Exercise inputs =
──────────────────────────────
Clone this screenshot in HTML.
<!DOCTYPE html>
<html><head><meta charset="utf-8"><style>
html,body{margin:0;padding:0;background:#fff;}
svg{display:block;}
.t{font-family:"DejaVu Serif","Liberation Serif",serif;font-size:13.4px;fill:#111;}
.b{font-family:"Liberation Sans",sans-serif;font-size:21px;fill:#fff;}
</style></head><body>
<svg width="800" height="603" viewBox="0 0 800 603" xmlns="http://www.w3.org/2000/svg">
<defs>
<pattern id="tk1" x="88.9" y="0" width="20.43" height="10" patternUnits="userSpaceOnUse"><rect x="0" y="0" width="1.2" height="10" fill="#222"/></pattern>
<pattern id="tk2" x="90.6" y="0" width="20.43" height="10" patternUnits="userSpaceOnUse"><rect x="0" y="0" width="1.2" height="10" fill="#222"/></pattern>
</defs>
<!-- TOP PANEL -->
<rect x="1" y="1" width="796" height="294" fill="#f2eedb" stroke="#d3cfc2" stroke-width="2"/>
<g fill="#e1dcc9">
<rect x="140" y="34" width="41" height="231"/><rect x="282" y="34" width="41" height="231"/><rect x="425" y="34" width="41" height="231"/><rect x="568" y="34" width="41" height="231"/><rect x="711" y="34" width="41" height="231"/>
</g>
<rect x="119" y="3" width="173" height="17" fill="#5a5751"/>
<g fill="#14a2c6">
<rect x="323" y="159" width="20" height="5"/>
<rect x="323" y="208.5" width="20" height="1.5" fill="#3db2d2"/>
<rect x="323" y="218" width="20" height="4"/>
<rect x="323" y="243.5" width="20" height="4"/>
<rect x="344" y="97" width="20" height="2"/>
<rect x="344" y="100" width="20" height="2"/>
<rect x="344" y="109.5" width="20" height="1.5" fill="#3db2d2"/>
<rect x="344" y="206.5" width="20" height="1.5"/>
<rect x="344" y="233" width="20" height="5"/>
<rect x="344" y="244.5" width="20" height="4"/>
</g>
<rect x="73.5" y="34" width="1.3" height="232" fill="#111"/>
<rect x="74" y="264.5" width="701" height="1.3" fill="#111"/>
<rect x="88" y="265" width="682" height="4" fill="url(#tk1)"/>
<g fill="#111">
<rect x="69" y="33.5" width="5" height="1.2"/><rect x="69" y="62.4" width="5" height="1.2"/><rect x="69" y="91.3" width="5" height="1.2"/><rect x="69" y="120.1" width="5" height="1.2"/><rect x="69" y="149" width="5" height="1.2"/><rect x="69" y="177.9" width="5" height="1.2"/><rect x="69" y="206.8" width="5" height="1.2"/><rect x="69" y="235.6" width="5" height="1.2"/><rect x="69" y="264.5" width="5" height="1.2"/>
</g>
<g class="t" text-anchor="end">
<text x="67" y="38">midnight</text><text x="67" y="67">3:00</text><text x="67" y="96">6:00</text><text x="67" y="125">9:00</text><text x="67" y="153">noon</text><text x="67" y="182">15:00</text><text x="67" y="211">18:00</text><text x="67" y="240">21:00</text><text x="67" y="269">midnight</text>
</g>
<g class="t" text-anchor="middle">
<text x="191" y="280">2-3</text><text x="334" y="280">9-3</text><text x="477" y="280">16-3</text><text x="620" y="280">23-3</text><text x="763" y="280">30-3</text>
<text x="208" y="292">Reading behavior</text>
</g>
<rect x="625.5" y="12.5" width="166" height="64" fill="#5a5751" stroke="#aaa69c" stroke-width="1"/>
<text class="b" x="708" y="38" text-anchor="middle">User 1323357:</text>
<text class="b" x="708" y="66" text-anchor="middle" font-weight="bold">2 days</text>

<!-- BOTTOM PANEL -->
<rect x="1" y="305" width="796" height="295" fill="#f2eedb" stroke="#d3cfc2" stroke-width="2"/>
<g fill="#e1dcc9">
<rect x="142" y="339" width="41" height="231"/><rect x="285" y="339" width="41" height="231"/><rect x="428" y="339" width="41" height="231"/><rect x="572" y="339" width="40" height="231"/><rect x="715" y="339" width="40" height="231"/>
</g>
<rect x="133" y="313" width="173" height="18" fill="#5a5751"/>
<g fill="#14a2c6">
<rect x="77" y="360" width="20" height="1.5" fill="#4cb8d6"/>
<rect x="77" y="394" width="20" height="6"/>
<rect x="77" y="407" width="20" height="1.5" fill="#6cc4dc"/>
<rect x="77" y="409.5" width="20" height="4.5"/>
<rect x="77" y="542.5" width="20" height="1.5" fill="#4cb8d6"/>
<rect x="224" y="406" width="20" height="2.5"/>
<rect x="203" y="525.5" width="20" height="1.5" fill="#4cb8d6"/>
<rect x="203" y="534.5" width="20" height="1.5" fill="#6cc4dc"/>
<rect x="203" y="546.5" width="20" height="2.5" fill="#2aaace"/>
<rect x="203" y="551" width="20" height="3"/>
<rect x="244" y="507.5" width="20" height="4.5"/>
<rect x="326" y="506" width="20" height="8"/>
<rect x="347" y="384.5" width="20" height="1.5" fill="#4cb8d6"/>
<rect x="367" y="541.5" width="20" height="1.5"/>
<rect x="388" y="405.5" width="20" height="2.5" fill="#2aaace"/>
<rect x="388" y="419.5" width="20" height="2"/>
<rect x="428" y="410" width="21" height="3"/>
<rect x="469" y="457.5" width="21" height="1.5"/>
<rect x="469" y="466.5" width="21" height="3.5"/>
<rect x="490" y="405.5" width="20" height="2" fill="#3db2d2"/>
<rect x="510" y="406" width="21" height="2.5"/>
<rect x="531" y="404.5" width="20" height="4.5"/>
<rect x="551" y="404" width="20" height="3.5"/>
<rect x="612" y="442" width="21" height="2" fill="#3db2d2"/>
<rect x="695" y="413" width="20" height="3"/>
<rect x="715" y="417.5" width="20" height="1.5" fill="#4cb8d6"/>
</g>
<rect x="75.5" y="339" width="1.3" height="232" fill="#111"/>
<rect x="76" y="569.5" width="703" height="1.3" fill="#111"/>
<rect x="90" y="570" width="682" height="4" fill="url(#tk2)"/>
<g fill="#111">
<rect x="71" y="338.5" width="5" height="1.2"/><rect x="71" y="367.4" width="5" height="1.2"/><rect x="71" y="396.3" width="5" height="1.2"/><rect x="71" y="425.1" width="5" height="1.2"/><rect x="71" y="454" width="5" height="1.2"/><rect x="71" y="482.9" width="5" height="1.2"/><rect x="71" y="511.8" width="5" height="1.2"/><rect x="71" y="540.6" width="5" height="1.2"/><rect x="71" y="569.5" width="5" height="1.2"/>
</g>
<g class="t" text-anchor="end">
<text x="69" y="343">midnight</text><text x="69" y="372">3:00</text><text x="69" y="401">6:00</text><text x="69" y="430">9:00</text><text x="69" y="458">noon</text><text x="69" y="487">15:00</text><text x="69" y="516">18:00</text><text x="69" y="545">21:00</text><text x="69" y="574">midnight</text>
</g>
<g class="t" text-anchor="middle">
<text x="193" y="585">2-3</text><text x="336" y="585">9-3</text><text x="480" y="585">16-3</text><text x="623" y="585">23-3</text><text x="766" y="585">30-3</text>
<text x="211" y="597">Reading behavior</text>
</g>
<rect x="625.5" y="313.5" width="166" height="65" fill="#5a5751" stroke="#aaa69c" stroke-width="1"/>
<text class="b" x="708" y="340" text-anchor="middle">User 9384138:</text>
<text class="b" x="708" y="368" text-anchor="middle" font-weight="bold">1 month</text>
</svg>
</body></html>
──────────────────────────────
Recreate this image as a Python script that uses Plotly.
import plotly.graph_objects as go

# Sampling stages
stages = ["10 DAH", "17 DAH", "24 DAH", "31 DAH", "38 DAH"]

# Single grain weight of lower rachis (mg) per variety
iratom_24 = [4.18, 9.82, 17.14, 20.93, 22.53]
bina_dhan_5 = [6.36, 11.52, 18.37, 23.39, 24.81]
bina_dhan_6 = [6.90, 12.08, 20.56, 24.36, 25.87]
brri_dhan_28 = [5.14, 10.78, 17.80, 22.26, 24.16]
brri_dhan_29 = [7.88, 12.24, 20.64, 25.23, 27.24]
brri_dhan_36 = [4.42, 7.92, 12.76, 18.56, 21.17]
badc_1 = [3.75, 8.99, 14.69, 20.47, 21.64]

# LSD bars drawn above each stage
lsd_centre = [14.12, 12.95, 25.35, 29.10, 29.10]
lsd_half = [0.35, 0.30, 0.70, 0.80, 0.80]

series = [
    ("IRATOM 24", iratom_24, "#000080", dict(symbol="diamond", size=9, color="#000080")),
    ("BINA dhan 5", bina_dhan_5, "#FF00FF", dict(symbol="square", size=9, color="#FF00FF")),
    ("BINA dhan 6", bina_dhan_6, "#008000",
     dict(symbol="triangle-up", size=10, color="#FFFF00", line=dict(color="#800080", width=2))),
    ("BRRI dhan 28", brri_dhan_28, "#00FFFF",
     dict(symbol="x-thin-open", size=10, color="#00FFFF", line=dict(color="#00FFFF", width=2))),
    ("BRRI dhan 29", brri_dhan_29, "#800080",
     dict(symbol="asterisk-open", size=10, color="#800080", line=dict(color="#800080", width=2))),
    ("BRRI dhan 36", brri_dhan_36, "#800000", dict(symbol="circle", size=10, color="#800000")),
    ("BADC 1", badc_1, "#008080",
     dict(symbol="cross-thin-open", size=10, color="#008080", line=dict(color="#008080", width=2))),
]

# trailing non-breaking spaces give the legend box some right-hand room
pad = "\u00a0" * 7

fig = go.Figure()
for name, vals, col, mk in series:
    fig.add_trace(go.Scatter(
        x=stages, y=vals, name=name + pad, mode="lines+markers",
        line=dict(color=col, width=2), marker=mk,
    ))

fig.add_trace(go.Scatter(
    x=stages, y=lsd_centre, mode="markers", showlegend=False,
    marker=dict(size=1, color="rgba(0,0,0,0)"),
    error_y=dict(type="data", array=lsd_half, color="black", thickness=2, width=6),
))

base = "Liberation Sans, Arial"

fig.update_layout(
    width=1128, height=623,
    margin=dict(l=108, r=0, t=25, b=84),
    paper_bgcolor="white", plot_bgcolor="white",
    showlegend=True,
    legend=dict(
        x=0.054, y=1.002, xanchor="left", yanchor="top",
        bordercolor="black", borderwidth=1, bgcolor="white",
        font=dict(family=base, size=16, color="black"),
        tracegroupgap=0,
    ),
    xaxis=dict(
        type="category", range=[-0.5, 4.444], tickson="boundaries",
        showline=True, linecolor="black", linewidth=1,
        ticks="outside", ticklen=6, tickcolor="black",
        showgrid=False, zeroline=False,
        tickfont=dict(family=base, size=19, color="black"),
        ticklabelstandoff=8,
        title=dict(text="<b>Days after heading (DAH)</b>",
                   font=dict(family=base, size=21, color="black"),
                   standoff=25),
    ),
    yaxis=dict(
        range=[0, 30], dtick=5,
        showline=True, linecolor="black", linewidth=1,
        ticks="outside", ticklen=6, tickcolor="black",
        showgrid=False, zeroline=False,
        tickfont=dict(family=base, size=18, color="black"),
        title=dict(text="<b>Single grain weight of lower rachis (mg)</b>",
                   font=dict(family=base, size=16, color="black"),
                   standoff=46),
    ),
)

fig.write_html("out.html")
──────────────────────────────
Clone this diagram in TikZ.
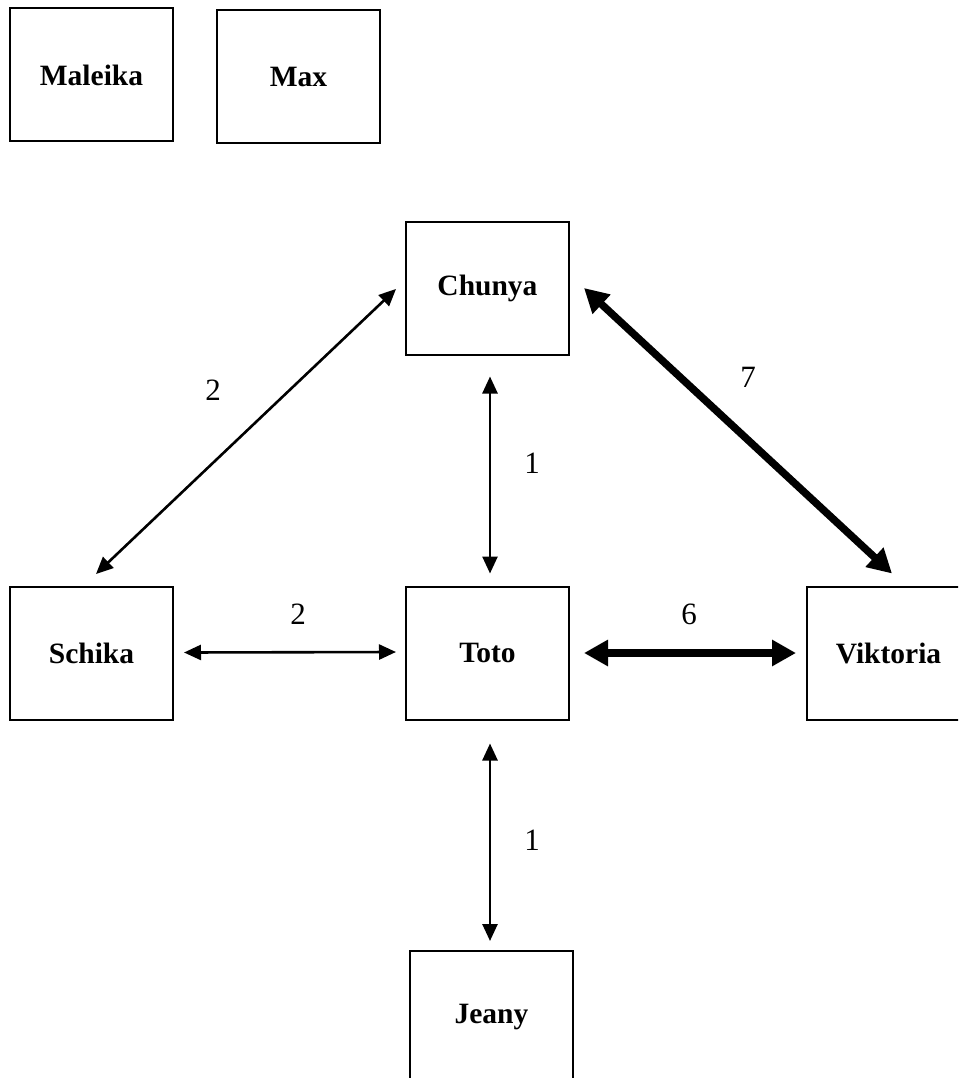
──────────────────────────────
What you are asked to do = Find the string "this" in the records, then copy each line where it occurs.

Right answer =
Clone this screenshot in HTML.
Recreate this image as a Python script that uses Plotly.
Clone this diagram in TikZ.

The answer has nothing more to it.